Few players embodied this sentiment like Payne Stewart did at Pinehurst in 1999. Because of its tragic ending, Stewart’s life tends to be framed through a rosy prism of revisionist history. For most of his career Stewart was a tortured artist, his talent never in doubt but often compromised by immaturity and anger. The smallest of perceived slights on the course—a bad bounce, misreading a line, his ball finding a divot—would send Stewart spiraling, keeping him from reaching his true potential. Yet Stewart underwent a dramatic transformation in his 40s, an evolution he credited to finding religion, and the upshot was a man who was now at peace within himself no matter the breaks or score. It was that long-sought equanimity, being able to keep calm in the storm, that helped Stewart win his third major title here 25 years ago.
Stewart’s long-time caddie Mike Hicks is on the grounds this week, and spoke about what Stewart had, and how few players of today have it.
“There’s 70 percent of the guys this week got no shot because they’re going to be toast with the first sign of adversity. Punch them and they’re going to be down,” Hicks said. “The game is so exact. Players know so much about their own games, their own swings, and kind of how the ball behaves. This week is so different.
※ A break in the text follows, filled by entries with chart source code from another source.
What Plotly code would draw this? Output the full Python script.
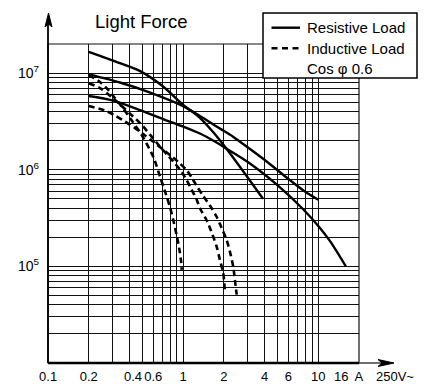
import math
import plotly.graph_objects as go

# ---------------- data (current in A, operations) ----------------
res_a_current = [0.2, 0.31, 0.48, 0.7, 1.0, 1.33, 1.69, 2.1, 2.85, 3.9]
res_a_ops = [1.66e7, 1.33e7, 1.05e7, 7.4e6, 4.7e6, 3.45e6, 2.4e6, 1.64e6, 9.2e5, 5.0e5]

res_b_current = [0.2, 0.34, 0.57, 1.0, 1.33, 1.87, 2.34, 3.12, 4.17, 6.17, 7.96, 10]
res_b_ops = [9.7e6, 8.0e6, 6.3e6, 4.56e6, 3.6e6, 2.67e6, 2.2e6, 1.64e6, 1.21e6, 7.8e5, 5.95e5, 4.9e5]

res_c_current = [0.2, 0.303, 0.479, 0.709, 0.98, 1.33, 1.69, 2.14, 3.12, 5.26, 7.73, 10.3, 12.3, 16]
res_c_ops = [5.8e6, 5.2e6, 4.15e6, 3.35e6, 2.83e6, 2.37e6, 1.98e6, 1.62e6, 1.16e6, 6.5e5, 3.9e5, 2.5e5, 1.8e5, 1.0e5]

ind_a_current = [0.2, 0.242, 0.279, 0.313, 0.351, 0.404, 0.493, 0.601, 0.674, 0.733, 0.799, 0.845, 0.895, 0.939, 0.966, 0.975]
ind_a_ops = [9.55e6, 8.1e6, 6.7e6, 5.5e6, 4.5e6, 3.43e6, 2.29e6, 1.36e6, 8.5e5, 6.0e5, 4.1e5, 3.0e5, 2.1e5, 1.48e5, 1.11e5, 9.2e4]

ind_b_current = [0.2, 0.242, 0.296, 0.371, 0.479, 0.585, 0.674, 0.776, 0.87, 0.975, 1.061, 1.156, 1.259, 1.331, 1.492, 1.578, 1.769, 1.872, 1.98, 2.04]
ind_b_ops = [7.85e6, 7.0e6, 5.65e6, 4.25e6, 3.04e6, 2.2e6, 1.73e6, 1.39e6, 1.16e6, 9.5e5, 7.8e5, 6.2e5, 4.9e5, 4.0e5, 3.0e5, 2.5e5, 1.6e5, 1.16e5, 8.5e4, 5.3e4]

ind_c_current = [0.2, 0.264, 0.313, 0.371, 0.44, 0.522, 0.619, 0.733, 0.826, 0.92, 1.061, 1.156, 1.259, 1.408, 1.625, 1.769, 1.872, 2.098, 2.22, 2.348, 2.416, 2.49]
ind_c_ops = [4.56e6, 4.1e6, 3.64e6, 3.15e6, 2.7e6, 2.26e6, 1.89e6, 1.56e6, 1.37e6, 1.2e6, 9.9e5, 8.3e5, 6.8e5, 5.35e5, 4.0e5, 3.26e5, 2.74e5, 1.87e5, 1.41e5, 9.9e4, 7.2e4, 5.1e4]

# ---------------- axes / ticks ----------------
x_tickvals = [0.1, 0.2, 0.6, 1, 2, 4, 6, 10, 20]
x_ticktext = ["0.1", "0.2", "0.6", "1", "2", "4", "6", "10", "A"]
x_minor_grid = [0.3, 0.4, 0.5, 0.7, 0.8, 0.9, 3, 5, 7, 8, 9]
x_extra_labels = [(0.4, "0.4", 3.5), (16, "16", -5)]   # (value, text, label nudge)
x_unit = "250V~"

y_tickvals = [1e5, 1e6, 1e7]
y_ticktext = ["10<sup>5</sup>", "10<sup>6</sup>", "10<sup>7</sup>"]
y_minor_grid = [m * 10 ** e for e in (4, 5, 6) for m in range(2, 10)]

title_text = "Light Force"
legend_res = "Resistive Load"
legend_ind = "Inductive Load"
legend_ind2 = "Cos φ 0.6"

FONT = "Liberation Sans, Arial, Helvetica, sans-serif"
GRID = "#111"
XFS = 13

fig = go.Figure()

solid = dict(color="black", width=2.4, shape="spline", smoothing=0.8)
dashed = dict(color="black", width=2.6, dash="6px,4px", shape="spline", smoothing=0.8)

for xs, ys in [(res_a_current, res_a_ops), (res_b_current, res_b_ops), (res_c_current, res_c_ops)]:
    fig.add_trace(go.Scatter(x=xs, y=ys, mode="lines", line=solid, name=legend_res,
                             showlegend=False, hoverinfo="skip"))
for xs, ys in [(ind_a_current, ind_a_ops), (ind_b_current, ind_b_ops), (ind_c_current, ind_c_ops)]:
    fig.add_trace(go.Scatter(x=xs, y=ys, mode="lines", line=dashed, name=legend_ind,
                             showlegend=False, hoverinfo="skip"))

eps = 0.0006
fig.update_xaxes(type="log", range=[math.log10(0.1) - eps, math.log10(20) + eps],
                 tickmode="array", tickvals=x_tickvals, ticktext=x_ticktext, tickangle=0,
                 showgrid=True, gridcolor=GRID, gridwidth=1.1,
                 minor=dict(tickmode="array", tickvals=x_minor_grid, showgrid=True,
                            gridcolor=GRID, gridwidth=1.1, ticks=""),
                 showline=False, zeroline=False, ticks="", automargin=False,
                 tickfont=dict(family=FONT, size=XFS, color="black"),
                 ticklabelstandoff=4)
fig.update_yaxes(type="log", range=[4 - eps, math.log10(2e7) + eps],
                 tickmode="array", tickvals=y_tickvals, ticktext=y_ticktext,
                 showgrid=True, gridcolor=GRID, gridwidth=1.1,
                 minor=dict(tickmode="array", tickvals=y_minor_grid, showgrid=True,
                            gridcolor=GRID, gridwidth=1.1, ticks=""),
                 showline=False, zeroline=False, ticks="", automargin=False,
                 tickfont=dict(family=FONT, size=14, color="black"),
                 ticklabelstandoff=8)

# page body adds an 8px offset around the figure
OFF = 8
W, H = 428 - OFF, 385 - OFF
PL, PR, PT, PB = 48, 359, 44, 363          # plot area in screen pixels
L, T = PL - OFF, PT - OFF
pw, ph = PR - PL, PB - PT
R, B = W - L - pw, H - T - ph

def px(xs):
    return (xs - PL) / pw

def py(ys):
    return (PB - ys) / ph

LABEL_Y = 376.5

shapes = [
    # plot border (top/right)
    dict(type="rect", xref="paper", yref="paper", x0=0, y0=0, x1=1, y1=1,
         line=dict(color=GRID, width=1.2), layer="below"),
    # y axis line with arrow
    dict(type="line", xref="paper", yref="paper", x0=0, y0=0, x1=0, y1=py(22),
         line=dict(color="black", width=1.8)),
    dict(type="path", xref="paper", yref="paper",
         path=f"M {px(48.5)},{py(13)} L {px(45)},{py(27)} L {px(48.5)},{py(24)} L {px(52)},{py(27)} Z",
         fillcolor="black", line=dict(color="black", width=1)),
    # x axis line with arrow
    dict(type="line", xref="paper", yref="paper", x0=0, y0=0, x1=1, y1=0,
         line=dict(color="black", width=2.6)),
    dict(type="line", xref="paper", yref="paper", x0=1, y0=0, x1=px(385), y1=0,
         line=dict(color="#333", width=1.4)),
    dict(type="path", xref="paper", yref="paper",
         path=f"M {px(394)},{py(363)} L {px(378)},{py(359.5)} L {px(382)},{py(363)} L {px(378)},{py(366.5)} Z",
         fillcolor="black", line=dict(color="black", width=1)),
    # legend box
    dict(type="rect", xref="paper", yref="paper", x0=px(263), y0=py(78), x1=px(417), y1=py(13),
         fillcolor="white", line=dict(color="black", width=1.5)),
    dict(type="line", xref="paper", yref="paper", x0=px(271.5), y0=py(27.7), x1=px(300), y1=py(27.7),
         line=dict(color="black", width=2.4)),
    dict(type="line", xref="paper", yref="paper", x0=px(271.5), y0=py(48.3), x1=px(300), y1=py(48.3),
         line=dict(color="black", width=2.6, dash="6px,4.5px")),
]

annotations = [
    dict(text=title_text, xref="paper", yref="paper", x=px(141.7), y=py(21.5),
         xanchor="center", yanchor="middle", showarrow=False,
         font=dict(family=FONT, size=18.5, color="black")),
    dict(text=x_unit, xref="paper", yref="paper", x=px(395), y=py(LABEL_Y),
         xanchor="center", yanchor="middle", showarrow=False,
         font=dict(family=FONT, size=XFS, color="black")),
    dict(text=legend_res, xref="paper", yref="paper", x=px(305), y=py(27.7),
         xanchor="left", yanchor="middle", showarrow=False,
         font=dict(family=FONT, size=15, color="black")),
    dict(text=legend_ind, xref="paper", yref="paper", x=px(305), y=py(48.3),
         xanchor="left", yanchor="middle", showarrow=False,
         font=dict(family=FONT, size=15, color="black")),
    dict(text=legend_ind2, xref="paper", yref="paper", x=px(305), y=py(68.3),
         xanchor="left", yanchor="middle", showarrow=False,
         font=dict(family=FONT, size=15, color="black")),
]
for val, txt, nudge in x_extra_labels:
    annotations.append(dict(text=txt, xref="x", yref="paper", x=math.log10(val), y=py(LABEL_Y),
                            xanchor="center", yanchor="middle", showarrow=False, xshift=nudge,
                            font=dict(family=FONT, size=XFS, color="black")))

fig.update_layout(
    width=W, height=H,
    margin=dict(l=L, r=R, t=T, b=B, pad=0, autoexpand=False),
    paper_bgcolor="white", plot_bgcolor="white",
    font=dict(family=FONT, color="black"),
    shapes=shapes, annotations=annotations,
    showlegend=False,
)

fig.write_html("out.html")
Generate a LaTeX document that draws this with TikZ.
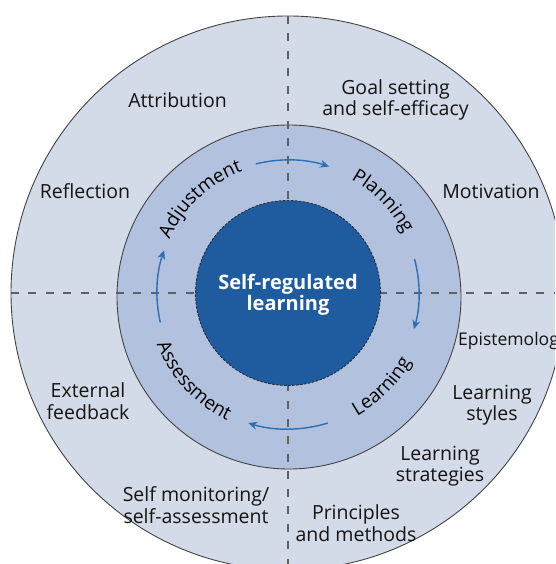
\documentclass[tikz,border=0pt]{standalone}
\usepackage{fontspec}
\setmainfont{Open Sans}
\usetikzlibrary{decorations.text,arrows.meta}
\definecolor{outerfill}{HTML}{D3DBE9}
\definecolor{midfill}{HTML}{B2C2DE}
\definecolor{innerfill}{HTML}{1F5B9F}
\definecolor{arrowblue}{HTML}{2E6EB5}
\definecolor{inktext}{HTML}{141414}
\definecolor{dashgray}{HTML}{606060}
\newcommand{\lblfont}{\fontsize{19.5}{21.5}\selectfont}
\newcommand{\ringfont}{\fontsize{19}{20}\selectfont}
\begin{document}
\begin{tikzpicture}[x=1pt,y=1pt,
  lbl/.style={font=\lblfont, text=inktext, align=center, inner sep=0pt},
  cyclearrow/.style={draw=arrowblue, line width=1.4pt, -{Stealth[length=9pt,width=8pt]}},
  divider/.style={draw=dashgray, line width=1.3pt, dash pattern=on 8pt off 9.5pt}]
\useasboundingbox (-288,-271) rectangle (267,293);
\begin{scope}
\clip (-288,-271) rectangle (267,293);
% rings
\fill[outerfill] (0,0) circle[radius=277];
\draw[inktext!80, line width=0.9pt] (0,0) circle[radius=277];
\fill[midfill] (1,-4) circle[radius=172];
\draw[inktext!80, line width=0.9pt] (1,-4) circle[radius=172];
% dividers
\coordinate (vtop) at (0,277);
\coordinate (vbot) at (0,-277);
\coordinate (hleft) at (-277,0);
\coordinate (hright) at (277,0);
\draw[divider] (vtop) -- (vbot);
\draw[divider] (hleft) -- (hright);
% inner circle
\node[circle, minimum size=185pt, fill=innerfill, draw=black!85, line width=0.8pt, dash pattern=on 2.5pt off 1.5pt, inner sep=0pt] (core) at (0,0) {};
\node[font=\bfseries\fontsize{20}{21}\selectfont, text=white, align=center, inner sep=0pt] (coretext) at (0,-2) {Self-regulated\\learning};
% ring labels
\path[decorate, decoration={text along path, text align=center, text={|\ringfont|Adjustment}}]
  (178:130) arc[start angle=178, end angle=88, radius=130];
\path[decorate, decoration={text along path, text align=center, text={|\ringfont|Planning}}]
  (90:130) arc[start angle=90, end angle=-2, radius=130];
\path[decorate, decoration={text along path, text align=center, text={|\ringfont|Learning}}]
  (-90:141) arc[start angle=-90, end angle=0, radius=141];
\path[decorate, decoration={text along path, text align=center, text={|\ringfont|Assessment}}]
  (178:141) arc[start angle=178, end angle=268, radius=141];
% cycle arrows
\draw[cyclearrow] (104:133) arc[start angle=104, end angle=72, radius=133];
\draw[cyclearrow] (15:131) arc[start angle=15, end angle=-16, radius=131];
\draw[cyclearrow] (-73:136) arc[start angle=-73, end angle=-107, radius=136];
\draw[cyclearrow] (193:131) arc[start angle=193, end angle=161, radius=131];
% outer labels
\node[lbl] (attr) at (-110.5,193) {Attribution};
\node[lbl] (goal) at (107.5,193) {Goal setting\\and self-efficacy};
\node[lbl] (refl) at (-203,102) {Reflection};
\node[lbl] (moti) at (203,102) {Motivation};
\node[lbl, anchor=west, font=\fontsize{17.5}{20}\selectfont] (epis) at (170,-48) {Epistemology};
\node[lbl] (lsty) at (204,-112) {Learning\\styles};
\node[lbl] (lstr) at (152,-173) {Learning\\strategies};
\node[lbl] (prin) at (68,-230) {Principles\\and methods};
\node[lbl] (smon) at (-92,-212) {Self monitoring/\\self-assessment};
\node[lbl] (extf) at (-200,-108) {External\\feedback};
\end{scope}
\end{tikzpicture}
\end{document}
“There’s less acceptance now than there was 20 years ago,” Hicks continued. “This generation, there’s not any accountability at all. That’s one of the reasons I got out of [caddieing], because of the lack of accountability.”
Bob Martin
Before labeling Hicks as the old man yelling at the sky, he pointed to Scheffler as one who possesses Stewart’s resilience. It hasn’t been Scheffler’s week, making the cut but miles out of contention. This week’s been an aberration, however, as Scheffler is well on his way to a third straight Player of the Year award. Earlier in the week Scheffler—who also had the reputation of running hot once upon a time—talked about importance of acceptance, good and bad.
“I think I learned over the course of my career to stay as patient as possible,” Scheffler said. “Think that’s something you learn playing more and more golf, is that bad breaks are going to come but it’s more about your response to those things than really receiving the bad break because over the course of a 72-hole tournament you’re going to get plenty of bad breaks and hit plenty of bad shots. It’s more about how am I going to recover from those shots.”
It’s why “good bogey” isn’t said in jest at the U.S. Open, why playing defense is arguably the best offense and why it’s not imperative to make a run but rather to not take yourself out of the running. Make no mistake, Pinehurst is presenting an exam that will test every facet of a player’s game. But the only way to properly respond to its questions, to be the last man standing on Sunday, is accepting the right answers will occasionally be wrong.